A festa anual não é esquecida. É sempre um dia solene para o qual se convidam todos os avós falecidos, sem esquecer um pequeno irmão morto há alguns anos. Os retratos são ornados com flores; cada criança prepara um pequeno trabalho, e até o discurso tradicional; o primogênito faz uma dissertação sobre um assunto sério; uma das jovens executa um trecho de música; a menor, enfim, recita uma fábula; é o dia das grandes comunicações, e cada convidado recebe uma lembrança dos amigos que deixou na Terra.

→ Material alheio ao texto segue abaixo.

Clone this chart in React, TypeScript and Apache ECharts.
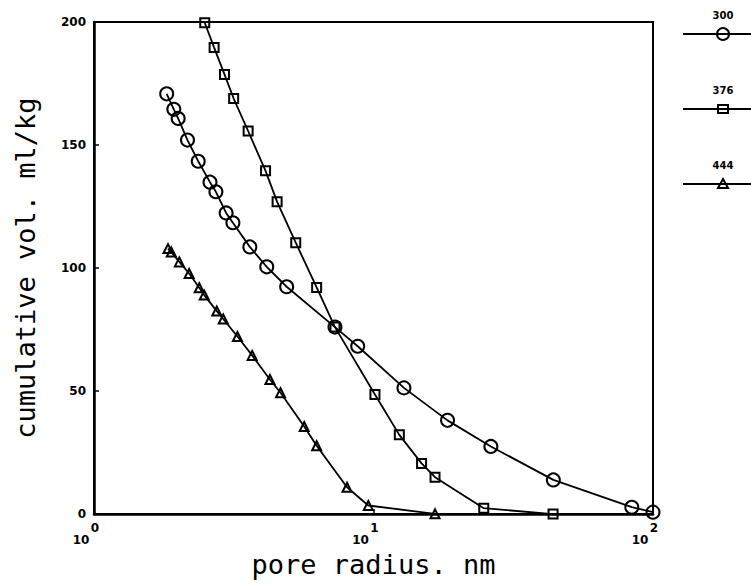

Que belas são essas reuniões pela sua tocante simplicidade! Como tudo nela fala ao coração! Como se pode dela sair sem estar penetrado de amor ao bem? Mas ali nenhum olhar zombeteiro, nenhum riso cético vem perturbar o piedoso recolhimento; alguns amigos, partilhando as mesmas convicções e devotados à religião de família, são os únicos admitidos a tomarem parte deste banquete do sentimento. Ride se quiserdes, vós que zombais das coisas mais santas; por soberbos e endurecidos que sejais, não vos faço a injúria de crer que o vosso orgulho possa permanecer impassível e frio diante de um tal espetáculo. Um dia, todavia, foi um dia de luto para a família, um dia de verdadeiro desgosto: o pai havia anunciado que estaria algum tempo, muito tempo mesmo, sem poder vir; uma grande e importante missão o chamava longe da Terra. A festa anual não foi por isso menos celebrada; mas foi triste: o pai não estava nela. Ele dissera quando partiu: Meus filhos, que no meu retorno eu vos encontre todos dignos de mim, e que cada um se esforce por se tornar digno de si. Eles esperam ainda.